The Best and Worst Films of SXSW 2014


The Great Invisible
The winner of this year’s feature documentary Grand Jury Prize revisits the Deep Horizon explosion and subsequent oil spill, which dumped 176 million gallons of oil in the Gulf of Mexico over 87 days in 2010. It gives you what you pay for — stunning figures, accounts of mind-boggling hypocrisy and incompetence, and endless rage. We know the facts; director Margaret Brown’s skill is in drawing out the characters, from shellshocked survivors to family members left behind to Roosevelt Harris, a straight-talking and kind food bank volunteer who provides the heart and soul of the picture.
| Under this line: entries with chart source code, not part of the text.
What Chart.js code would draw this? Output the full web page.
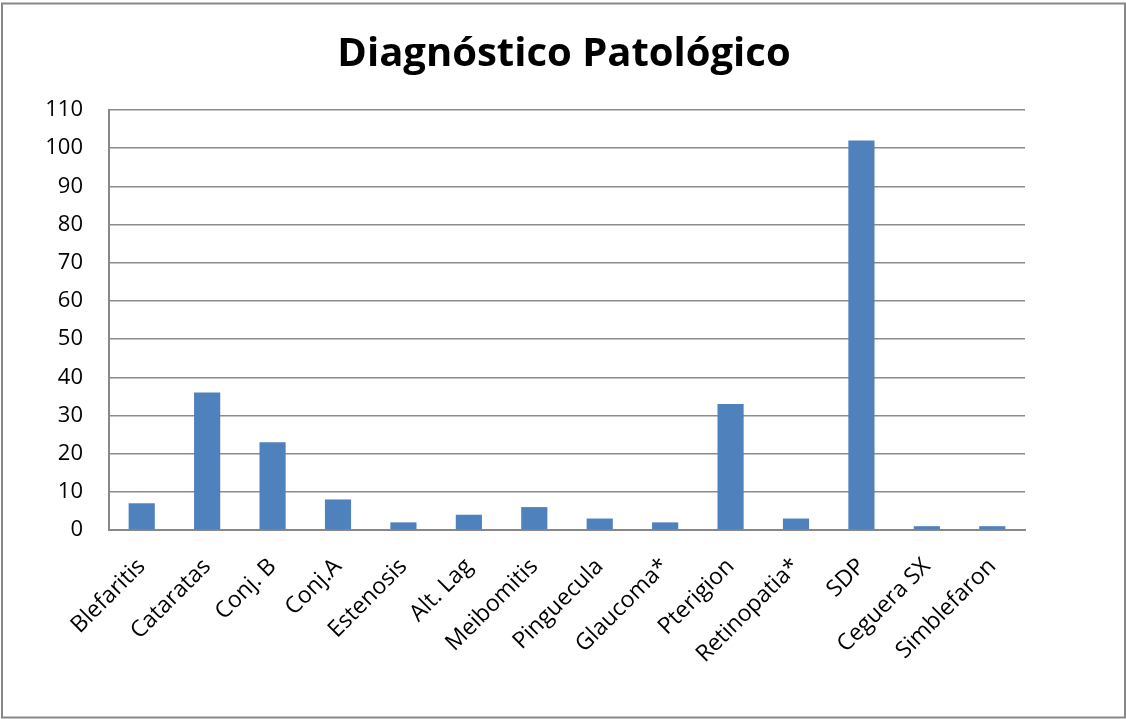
<!DOCTYPE html>
<html>
<head>
<meta charset="utf-8">
<script src="https://cdn.jsdelivr.net/npm/chart.js@4/dist/chart.umd.min.js"></script>
<style>
  html, body { margin: 0; padding: 0; background: #fff; }
  #wrap { width: 1126px; height: 719px; }
</style>
</head>
<body>
<div id="wrap"><canvas id="c" width="1126" height="719"></canvas></div>
<script>
// Diagnoses and patient counts
const categories = ["Blefaritis", "Cataratas", "Conj. B", "Conj.A", "Estenosis", "Alt. Lag",
  "Meibomitis", "Pinguecula", "Glaucoma*", "Pterigion", "Retinopatia*", "SDP", "Ceguera SX", "Simblefaron"];
const counts = [7, 36, 23, 8, 2, 4, 6, 3, 2, 33, 3, 102, 1, 1];
const yTicks = [0, 10, 20, 30, 40, 50, 60, 70, 80, 90, 100, 110];
const titleText = "Diagnóstico Patológico";

const FONT = "'Open Sans', 'Liberation Sans', sans-serif";

// Title centred on the full frame, plus the outer border around the chart
const framePlugin = {
  id: 'frame',
  afterDraw(chart) {
    const ctx = chart.ctx;
    ctx.save();
    ctx.fillStyle = '#000';
    ctx.font = "bold 40px " + FONT;
    ctx.textAlign = 'center';
    ctx.textBaseline = 'alphabetic';
    ctx.fillText(titleText, 564, 66);
    ctx.strokeStyle = '#888888';
    ctx.lineWidth = 2;
    ctx.strokeRect(2, 3.5, 1123, 714);
    ctx.restore();
  }
};

new Chart(document.getElementById('c'), {
  type: 'bar',
  data: {
    labels: categories,
    datasets: [{
      data: counts,
      backgroundColor: '#4F81BD',
      borderWidth: 0,
      barPercentage: 0.4,
      categoryPercentage: 1.0
    }]
  },
  options: {
    responsive: false,
    animation: false,
    layout: { padding: { left: 0, right: 101, top: 110, bottom: 0 } },
    plugins: {
      legend: { display: false },
      tooltip: { enabled: false },
      title: { display: false }
    },
    scales: {
      x: {
        grid: { display: false, drawTicks: false },
        border: { display: true, color: '#888888', width: 2 },
        ticks: {
          color: '#000',
          font: { family: FONT, size: 23 },
          minRotation: 45,
          maxRotation: 45,
          padding: 23,
          autoSkip: false
        },
        afterFit(scale) { scale.height = 189; }
      },
      y: {
        min: 0,
        max: 110,
        afterBuildTicks(scale) { scale.ticks = yTicks.map(v => ({ value: v })); },
        grid: { color: '#8c8c8c', lineWidth: 1.5, drawTicks: false },
        border: { display: true, color: '#888888', width: 2 },
        ticks: {
          color: '#000',
          font: { family: FONT, size: 22 },
          padding: 26
        },
        afterFit(scale) { scale.width = 109; }
      }
    }
  },
  plugins: [framePlugin]
});
</script>
</body>
</html>
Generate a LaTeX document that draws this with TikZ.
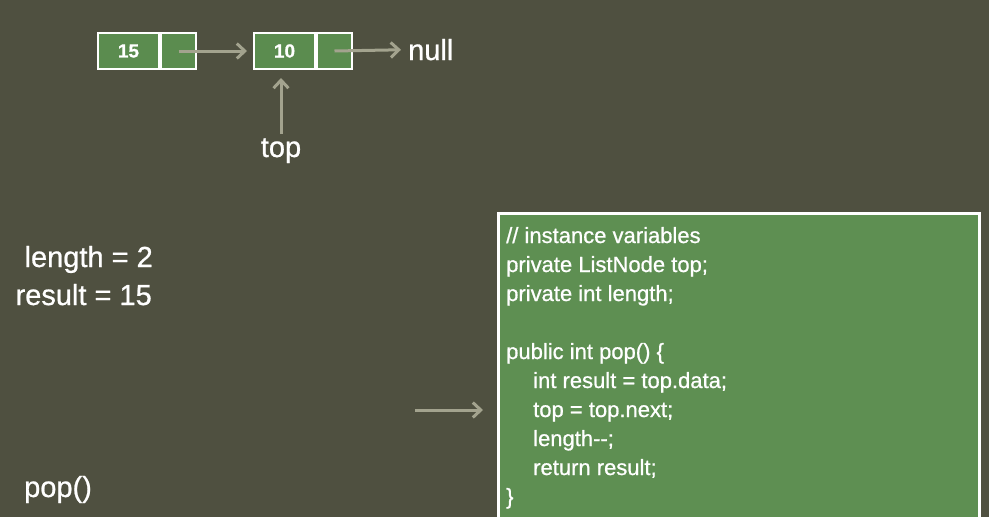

It’s easy to get depressed by this kind of thing, but Harris provides a valuable counterpoint, reminding us of the goodness that inevitably appears in the wake of a nightmare.

The Mend
John Magary’s debut feature requires some patience — it has no earthly idea when or how to end, and does quite a bit of meandering on its way there. But it does so charmingly, telling the story of two brothers (Stephen Plunkett and Josh Lucas — remember him?) whose lives are sort of falling apart at the same time in a New York apartment that’s in barely better shape. Magary’s got a cockeyed storytelling style, but the picture’s looseness is much of its appeal; he’s got a good ear for conversational dialogue, a real knack for creating a lived-in vibe, and just hanging out there for a while.